Problem —
Please print exactly the lines below, from the start of the material up to and including the line with "return (H - B - (y - O)) / ph", but none of the pictures.

Stored data —
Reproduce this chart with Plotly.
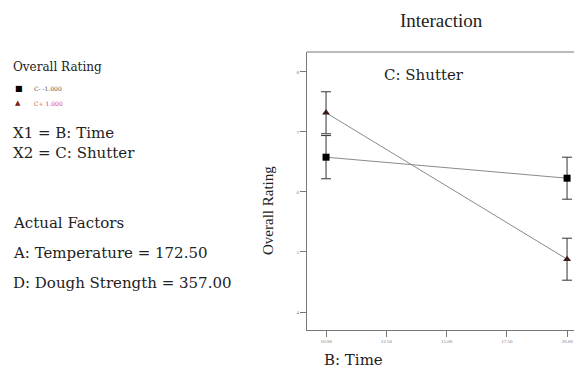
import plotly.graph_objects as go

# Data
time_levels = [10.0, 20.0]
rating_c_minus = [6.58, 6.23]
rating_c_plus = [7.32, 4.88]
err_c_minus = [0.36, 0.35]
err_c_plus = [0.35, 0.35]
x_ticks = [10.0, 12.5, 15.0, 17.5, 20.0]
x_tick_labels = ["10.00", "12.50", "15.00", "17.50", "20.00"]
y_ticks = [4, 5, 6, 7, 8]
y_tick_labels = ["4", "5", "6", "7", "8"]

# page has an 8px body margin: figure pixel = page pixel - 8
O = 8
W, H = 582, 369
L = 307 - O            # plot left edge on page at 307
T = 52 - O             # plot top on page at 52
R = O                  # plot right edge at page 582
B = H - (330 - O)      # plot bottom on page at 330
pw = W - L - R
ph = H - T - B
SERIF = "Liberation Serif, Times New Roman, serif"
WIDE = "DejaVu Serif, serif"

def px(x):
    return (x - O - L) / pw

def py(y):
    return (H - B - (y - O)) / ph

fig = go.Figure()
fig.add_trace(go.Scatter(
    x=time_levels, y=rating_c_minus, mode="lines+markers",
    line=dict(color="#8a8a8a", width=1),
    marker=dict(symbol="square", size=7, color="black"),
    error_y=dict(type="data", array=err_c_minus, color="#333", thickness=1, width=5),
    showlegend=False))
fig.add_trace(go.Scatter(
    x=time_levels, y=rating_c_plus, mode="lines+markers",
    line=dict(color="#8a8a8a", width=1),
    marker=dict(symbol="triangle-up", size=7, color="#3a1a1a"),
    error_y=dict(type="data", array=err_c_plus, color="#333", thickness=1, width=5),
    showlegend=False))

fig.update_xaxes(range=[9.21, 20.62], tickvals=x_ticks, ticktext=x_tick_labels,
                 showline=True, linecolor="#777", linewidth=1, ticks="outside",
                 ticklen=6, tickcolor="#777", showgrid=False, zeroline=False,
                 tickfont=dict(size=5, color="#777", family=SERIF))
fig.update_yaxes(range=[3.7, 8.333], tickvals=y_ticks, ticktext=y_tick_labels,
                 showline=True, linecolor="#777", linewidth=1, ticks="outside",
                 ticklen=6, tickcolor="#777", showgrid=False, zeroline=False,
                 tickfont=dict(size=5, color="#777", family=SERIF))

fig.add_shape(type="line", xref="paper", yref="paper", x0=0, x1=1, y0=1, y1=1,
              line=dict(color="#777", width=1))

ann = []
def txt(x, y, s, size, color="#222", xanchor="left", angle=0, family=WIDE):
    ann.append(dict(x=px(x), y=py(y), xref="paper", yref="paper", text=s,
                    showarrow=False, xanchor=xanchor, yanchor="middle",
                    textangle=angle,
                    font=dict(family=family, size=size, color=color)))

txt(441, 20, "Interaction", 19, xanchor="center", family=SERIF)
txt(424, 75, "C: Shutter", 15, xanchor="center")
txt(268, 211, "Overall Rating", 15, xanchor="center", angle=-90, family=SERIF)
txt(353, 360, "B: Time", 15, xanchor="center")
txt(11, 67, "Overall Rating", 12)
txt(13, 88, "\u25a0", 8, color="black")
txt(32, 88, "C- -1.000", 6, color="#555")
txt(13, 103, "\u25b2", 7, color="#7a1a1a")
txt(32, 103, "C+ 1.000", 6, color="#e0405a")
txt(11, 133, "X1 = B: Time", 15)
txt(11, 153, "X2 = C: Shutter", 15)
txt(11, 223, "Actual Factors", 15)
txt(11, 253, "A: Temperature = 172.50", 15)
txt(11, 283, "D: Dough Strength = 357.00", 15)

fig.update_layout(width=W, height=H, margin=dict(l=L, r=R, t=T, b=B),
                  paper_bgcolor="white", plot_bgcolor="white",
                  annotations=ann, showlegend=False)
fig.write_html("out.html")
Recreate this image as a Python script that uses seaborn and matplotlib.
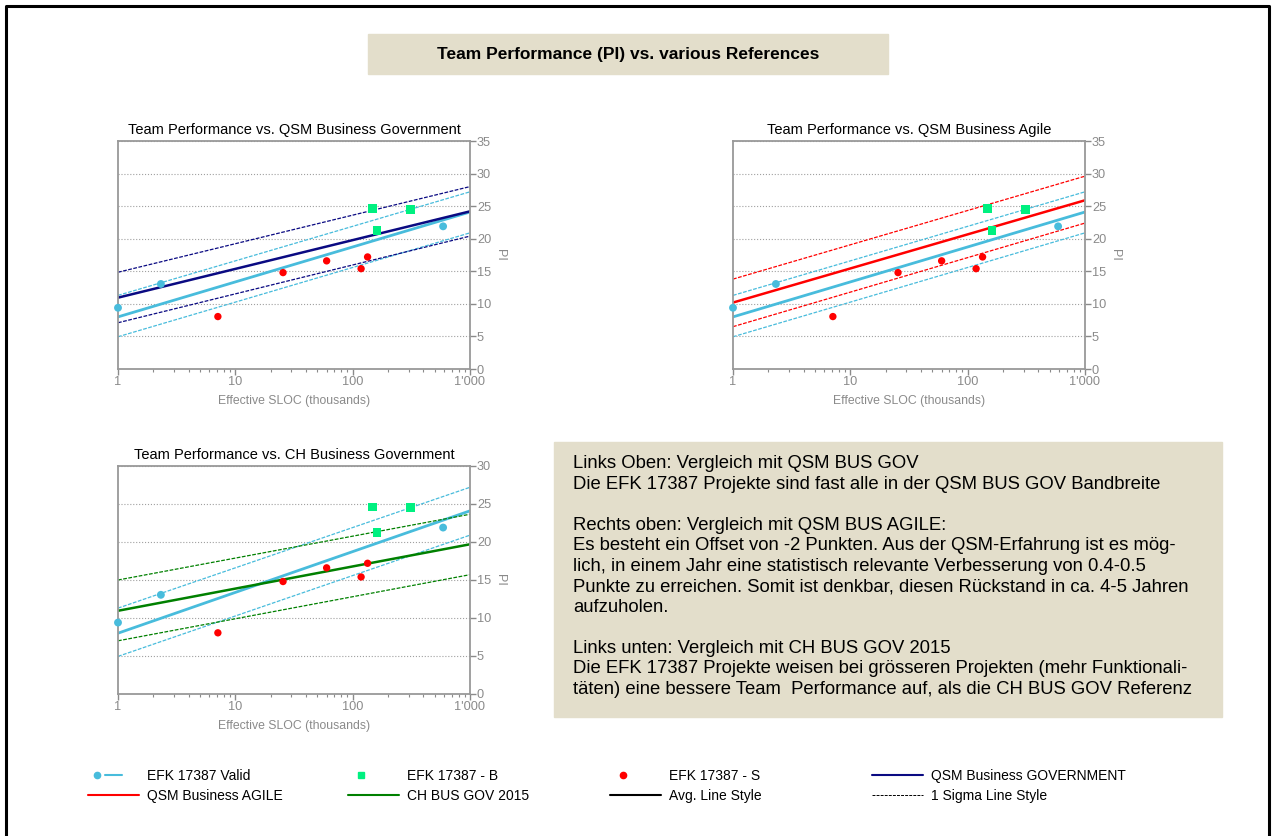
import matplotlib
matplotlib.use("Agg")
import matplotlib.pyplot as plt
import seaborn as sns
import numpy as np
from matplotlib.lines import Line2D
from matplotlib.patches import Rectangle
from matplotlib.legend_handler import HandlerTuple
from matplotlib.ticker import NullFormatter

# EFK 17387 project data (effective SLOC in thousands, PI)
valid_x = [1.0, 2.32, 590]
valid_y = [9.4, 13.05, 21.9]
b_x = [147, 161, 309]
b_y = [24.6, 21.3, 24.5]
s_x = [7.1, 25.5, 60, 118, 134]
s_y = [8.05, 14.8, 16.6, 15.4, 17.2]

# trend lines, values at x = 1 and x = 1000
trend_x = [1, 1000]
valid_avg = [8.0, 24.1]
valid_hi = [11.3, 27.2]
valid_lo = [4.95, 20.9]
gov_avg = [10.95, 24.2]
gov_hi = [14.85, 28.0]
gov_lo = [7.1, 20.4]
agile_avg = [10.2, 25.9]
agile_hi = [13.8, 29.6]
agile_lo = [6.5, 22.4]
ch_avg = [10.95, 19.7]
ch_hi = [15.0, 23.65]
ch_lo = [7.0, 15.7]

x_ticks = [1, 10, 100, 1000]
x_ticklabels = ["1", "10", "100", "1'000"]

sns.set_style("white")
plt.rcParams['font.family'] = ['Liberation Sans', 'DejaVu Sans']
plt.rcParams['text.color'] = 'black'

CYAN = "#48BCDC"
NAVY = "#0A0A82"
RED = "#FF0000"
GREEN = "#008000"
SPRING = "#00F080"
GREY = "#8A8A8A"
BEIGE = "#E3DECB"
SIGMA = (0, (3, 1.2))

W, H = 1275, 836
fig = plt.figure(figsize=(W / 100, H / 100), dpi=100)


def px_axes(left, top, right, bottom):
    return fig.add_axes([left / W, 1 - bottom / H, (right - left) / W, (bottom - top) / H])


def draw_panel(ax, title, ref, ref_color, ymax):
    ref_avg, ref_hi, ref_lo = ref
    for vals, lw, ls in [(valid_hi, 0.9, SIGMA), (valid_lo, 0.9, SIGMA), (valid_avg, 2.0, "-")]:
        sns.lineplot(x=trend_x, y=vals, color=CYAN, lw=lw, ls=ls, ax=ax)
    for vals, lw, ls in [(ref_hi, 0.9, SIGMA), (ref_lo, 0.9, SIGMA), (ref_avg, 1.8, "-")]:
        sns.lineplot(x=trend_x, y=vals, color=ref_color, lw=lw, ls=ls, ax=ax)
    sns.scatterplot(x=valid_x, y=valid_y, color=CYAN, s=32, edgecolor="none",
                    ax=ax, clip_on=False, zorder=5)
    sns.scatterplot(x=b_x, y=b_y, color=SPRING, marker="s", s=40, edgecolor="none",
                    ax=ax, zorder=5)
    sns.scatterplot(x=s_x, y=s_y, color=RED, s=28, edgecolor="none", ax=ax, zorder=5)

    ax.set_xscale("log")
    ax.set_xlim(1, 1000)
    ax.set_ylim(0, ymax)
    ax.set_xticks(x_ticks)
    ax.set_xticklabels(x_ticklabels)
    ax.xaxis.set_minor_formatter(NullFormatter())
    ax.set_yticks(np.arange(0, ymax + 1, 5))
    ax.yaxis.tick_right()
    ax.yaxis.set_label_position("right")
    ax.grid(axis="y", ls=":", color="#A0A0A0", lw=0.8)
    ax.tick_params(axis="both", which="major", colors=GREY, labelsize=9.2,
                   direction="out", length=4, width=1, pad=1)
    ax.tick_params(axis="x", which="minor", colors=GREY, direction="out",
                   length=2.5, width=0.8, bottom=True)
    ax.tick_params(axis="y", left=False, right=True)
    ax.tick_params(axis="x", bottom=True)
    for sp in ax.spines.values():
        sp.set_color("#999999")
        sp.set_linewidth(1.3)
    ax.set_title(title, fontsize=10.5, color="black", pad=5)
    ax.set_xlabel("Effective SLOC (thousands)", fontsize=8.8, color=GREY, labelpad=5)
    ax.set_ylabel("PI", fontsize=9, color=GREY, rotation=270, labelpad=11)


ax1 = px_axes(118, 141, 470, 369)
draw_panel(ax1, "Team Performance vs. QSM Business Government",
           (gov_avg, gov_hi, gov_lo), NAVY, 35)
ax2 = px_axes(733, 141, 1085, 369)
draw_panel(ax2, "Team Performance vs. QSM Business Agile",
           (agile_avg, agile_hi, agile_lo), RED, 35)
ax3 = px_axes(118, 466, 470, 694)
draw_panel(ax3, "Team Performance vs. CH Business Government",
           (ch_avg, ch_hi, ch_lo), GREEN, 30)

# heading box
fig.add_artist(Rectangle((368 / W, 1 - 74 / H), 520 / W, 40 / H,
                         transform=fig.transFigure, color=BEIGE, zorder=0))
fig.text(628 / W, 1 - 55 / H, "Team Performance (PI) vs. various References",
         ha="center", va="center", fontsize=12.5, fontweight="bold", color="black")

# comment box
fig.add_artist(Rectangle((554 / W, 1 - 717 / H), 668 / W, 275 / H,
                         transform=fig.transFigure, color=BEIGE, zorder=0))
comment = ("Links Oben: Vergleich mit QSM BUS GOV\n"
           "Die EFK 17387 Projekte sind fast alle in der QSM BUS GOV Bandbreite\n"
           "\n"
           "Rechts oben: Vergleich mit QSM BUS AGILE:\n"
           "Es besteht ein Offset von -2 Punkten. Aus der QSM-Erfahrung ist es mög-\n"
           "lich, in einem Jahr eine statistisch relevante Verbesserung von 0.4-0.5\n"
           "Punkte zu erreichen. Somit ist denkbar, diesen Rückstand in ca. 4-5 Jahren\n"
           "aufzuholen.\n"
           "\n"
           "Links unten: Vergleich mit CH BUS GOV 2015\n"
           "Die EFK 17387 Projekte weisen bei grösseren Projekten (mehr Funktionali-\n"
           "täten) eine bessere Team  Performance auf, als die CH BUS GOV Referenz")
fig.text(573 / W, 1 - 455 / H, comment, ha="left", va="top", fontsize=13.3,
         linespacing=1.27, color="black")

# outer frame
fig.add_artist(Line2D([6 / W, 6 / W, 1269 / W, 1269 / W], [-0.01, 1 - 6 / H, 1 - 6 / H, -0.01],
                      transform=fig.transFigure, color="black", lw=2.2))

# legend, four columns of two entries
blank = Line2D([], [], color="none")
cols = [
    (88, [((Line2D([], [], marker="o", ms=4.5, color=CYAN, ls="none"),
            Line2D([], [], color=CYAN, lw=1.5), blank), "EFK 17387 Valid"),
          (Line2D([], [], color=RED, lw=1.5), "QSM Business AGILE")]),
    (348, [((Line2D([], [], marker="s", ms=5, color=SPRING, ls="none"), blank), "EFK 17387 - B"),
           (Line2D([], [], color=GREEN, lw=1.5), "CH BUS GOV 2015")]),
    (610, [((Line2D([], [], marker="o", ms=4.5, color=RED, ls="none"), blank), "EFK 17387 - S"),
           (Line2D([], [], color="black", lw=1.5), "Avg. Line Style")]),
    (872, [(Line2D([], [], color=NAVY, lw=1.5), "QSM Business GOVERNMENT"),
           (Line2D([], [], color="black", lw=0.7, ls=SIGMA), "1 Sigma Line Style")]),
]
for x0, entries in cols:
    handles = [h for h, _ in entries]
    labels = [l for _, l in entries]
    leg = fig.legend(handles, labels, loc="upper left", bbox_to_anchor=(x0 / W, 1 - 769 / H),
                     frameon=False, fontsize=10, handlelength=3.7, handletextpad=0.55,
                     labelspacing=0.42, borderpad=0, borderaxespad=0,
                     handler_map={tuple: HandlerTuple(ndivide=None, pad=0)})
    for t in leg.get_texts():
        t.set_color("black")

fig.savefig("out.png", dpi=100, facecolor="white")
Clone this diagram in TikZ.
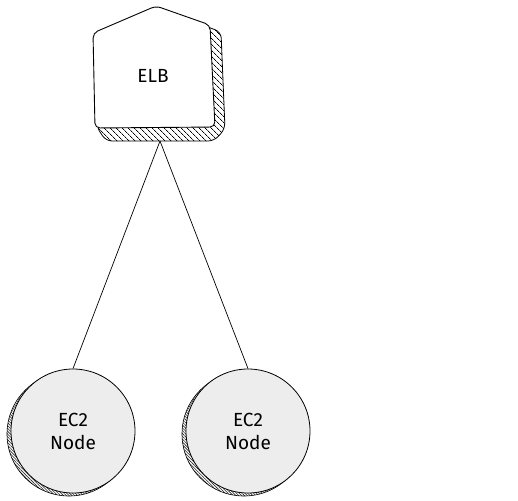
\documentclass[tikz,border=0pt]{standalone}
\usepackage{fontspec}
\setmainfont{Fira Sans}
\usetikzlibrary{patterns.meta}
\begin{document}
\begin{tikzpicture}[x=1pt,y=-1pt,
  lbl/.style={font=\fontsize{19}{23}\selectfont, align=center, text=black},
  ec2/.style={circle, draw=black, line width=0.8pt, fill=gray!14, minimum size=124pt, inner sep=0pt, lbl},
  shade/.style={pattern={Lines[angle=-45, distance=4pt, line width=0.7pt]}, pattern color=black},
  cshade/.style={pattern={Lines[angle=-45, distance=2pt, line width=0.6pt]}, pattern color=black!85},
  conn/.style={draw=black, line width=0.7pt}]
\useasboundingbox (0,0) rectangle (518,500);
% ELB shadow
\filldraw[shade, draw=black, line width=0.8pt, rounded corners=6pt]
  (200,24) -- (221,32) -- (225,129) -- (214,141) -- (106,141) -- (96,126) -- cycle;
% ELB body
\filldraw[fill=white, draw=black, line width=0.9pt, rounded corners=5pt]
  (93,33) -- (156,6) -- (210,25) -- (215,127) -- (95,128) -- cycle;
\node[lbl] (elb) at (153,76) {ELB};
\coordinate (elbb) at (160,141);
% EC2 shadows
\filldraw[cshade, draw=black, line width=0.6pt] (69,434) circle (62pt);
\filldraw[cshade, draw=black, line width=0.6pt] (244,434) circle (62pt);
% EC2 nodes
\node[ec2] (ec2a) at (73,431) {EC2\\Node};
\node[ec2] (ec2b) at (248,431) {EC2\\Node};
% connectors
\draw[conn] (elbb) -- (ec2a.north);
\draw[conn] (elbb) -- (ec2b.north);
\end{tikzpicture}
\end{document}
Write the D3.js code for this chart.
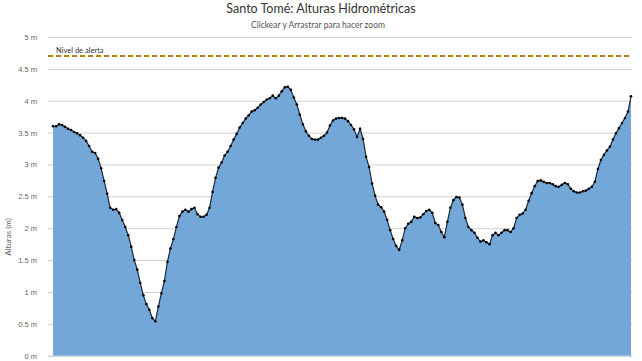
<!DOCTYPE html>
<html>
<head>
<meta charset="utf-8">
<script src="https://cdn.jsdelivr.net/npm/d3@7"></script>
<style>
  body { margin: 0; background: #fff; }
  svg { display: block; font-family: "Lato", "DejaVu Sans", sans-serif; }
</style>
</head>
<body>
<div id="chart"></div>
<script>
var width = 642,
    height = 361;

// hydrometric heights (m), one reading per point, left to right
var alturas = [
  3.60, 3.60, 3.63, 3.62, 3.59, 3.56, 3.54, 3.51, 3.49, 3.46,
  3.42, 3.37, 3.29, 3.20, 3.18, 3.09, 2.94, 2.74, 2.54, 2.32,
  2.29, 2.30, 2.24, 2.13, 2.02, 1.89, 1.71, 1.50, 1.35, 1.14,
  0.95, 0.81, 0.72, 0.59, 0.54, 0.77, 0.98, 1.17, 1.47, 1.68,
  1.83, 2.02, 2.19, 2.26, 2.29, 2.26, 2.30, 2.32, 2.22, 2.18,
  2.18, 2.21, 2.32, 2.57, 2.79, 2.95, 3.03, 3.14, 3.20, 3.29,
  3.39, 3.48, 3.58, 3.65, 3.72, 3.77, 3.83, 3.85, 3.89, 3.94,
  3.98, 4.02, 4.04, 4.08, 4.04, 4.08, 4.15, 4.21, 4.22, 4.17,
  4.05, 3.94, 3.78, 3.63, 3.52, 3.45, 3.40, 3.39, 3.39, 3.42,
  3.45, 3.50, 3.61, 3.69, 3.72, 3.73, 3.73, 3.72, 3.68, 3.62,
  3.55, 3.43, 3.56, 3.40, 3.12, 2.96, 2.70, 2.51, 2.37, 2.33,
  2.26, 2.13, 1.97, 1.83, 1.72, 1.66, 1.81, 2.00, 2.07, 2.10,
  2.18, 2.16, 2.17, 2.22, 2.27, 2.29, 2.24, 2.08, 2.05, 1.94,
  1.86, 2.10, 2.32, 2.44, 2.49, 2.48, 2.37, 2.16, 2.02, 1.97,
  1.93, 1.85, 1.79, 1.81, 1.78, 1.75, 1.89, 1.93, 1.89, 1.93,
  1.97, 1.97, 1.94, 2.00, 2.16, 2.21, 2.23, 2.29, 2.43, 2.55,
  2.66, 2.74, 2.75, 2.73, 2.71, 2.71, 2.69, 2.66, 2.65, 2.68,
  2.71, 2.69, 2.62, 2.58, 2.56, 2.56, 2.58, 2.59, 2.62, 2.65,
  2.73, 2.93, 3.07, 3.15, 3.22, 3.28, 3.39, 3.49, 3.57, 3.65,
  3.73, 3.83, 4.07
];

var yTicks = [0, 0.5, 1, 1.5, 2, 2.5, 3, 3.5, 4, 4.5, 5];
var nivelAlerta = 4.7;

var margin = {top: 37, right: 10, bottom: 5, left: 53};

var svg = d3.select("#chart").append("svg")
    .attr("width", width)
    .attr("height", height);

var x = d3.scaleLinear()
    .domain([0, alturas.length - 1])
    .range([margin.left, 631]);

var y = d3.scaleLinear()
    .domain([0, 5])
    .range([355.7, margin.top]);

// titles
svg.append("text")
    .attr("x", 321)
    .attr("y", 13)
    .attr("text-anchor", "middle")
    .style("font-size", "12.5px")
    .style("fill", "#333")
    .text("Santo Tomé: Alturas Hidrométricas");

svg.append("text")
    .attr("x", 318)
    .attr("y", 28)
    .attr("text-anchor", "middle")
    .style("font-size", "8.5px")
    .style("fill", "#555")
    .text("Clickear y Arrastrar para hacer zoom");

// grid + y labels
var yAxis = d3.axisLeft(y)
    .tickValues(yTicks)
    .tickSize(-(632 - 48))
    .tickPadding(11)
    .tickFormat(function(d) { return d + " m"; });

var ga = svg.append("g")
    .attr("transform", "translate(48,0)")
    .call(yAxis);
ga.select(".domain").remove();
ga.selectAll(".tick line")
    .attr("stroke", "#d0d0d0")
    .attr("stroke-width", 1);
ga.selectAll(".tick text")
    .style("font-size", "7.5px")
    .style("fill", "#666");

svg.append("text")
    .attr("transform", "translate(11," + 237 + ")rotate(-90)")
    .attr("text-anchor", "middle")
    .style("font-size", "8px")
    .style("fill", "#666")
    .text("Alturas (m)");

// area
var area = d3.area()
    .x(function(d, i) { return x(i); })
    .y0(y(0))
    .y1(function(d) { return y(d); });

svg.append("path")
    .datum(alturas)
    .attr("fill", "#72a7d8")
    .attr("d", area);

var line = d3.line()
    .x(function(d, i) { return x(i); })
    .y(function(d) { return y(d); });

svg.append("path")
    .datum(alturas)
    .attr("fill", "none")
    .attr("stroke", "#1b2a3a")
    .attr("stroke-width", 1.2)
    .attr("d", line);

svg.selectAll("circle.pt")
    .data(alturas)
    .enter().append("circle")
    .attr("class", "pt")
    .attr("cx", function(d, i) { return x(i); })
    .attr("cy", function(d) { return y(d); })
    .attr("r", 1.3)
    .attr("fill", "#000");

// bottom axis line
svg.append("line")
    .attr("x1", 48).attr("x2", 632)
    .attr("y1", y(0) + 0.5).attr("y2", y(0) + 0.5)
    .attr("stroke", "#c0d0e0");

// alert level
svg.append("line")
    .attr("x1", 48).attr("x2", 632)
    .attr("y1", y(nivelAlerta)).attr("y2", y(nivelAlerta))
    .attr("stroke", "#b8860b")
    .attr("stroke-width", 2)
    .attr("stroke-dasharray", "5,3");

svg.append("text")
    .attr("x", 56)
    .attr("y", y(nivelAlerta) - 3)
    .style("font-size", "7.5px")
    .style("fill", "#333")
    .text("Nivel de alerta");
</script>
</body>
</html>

Task solution —
Reproduce this chart with Plotly.
import plotly.graph_objects as go

# Data
time_levels = [10.0, 20.0]
rating_c_minus = [6.58, 6.23]
rating_c_plus = [7.32, 4.88]
err_c_minus = [0.36, 0.35]
err_c_plus = [0.35, 0.35]
x_ticks = [10.0, 12.5, 15.0, 17.5, 20.0]
x_tick_labels = ["10.00", "12.50", "15.00", "17.50", "20.00"]
y_ticks = [4, 5, 6, 7, 8]
y_tick_labels = ["4", "5", "6", "7", "8"]

# page has an 8px body margin: figure pixel = page pixel - 8
O = 8
W, H = 582, 369
L = 307 - O            # plot left edge on page at 307
T = 52 - O             # plot top on page at 52
R = O                  # plot right edge at page 582
B = H - (330 - O)      # plot bottom on page at 330
pw = W - L - R
ph = H - T - B
SERIF = "Liberation Serif, Times New Roman, serif"
WIDE = "DejaVu Serif, serif"

def px(x):
    return (x - O - L) / pw

def py(y):
    return (H - B - (y - O)) / ph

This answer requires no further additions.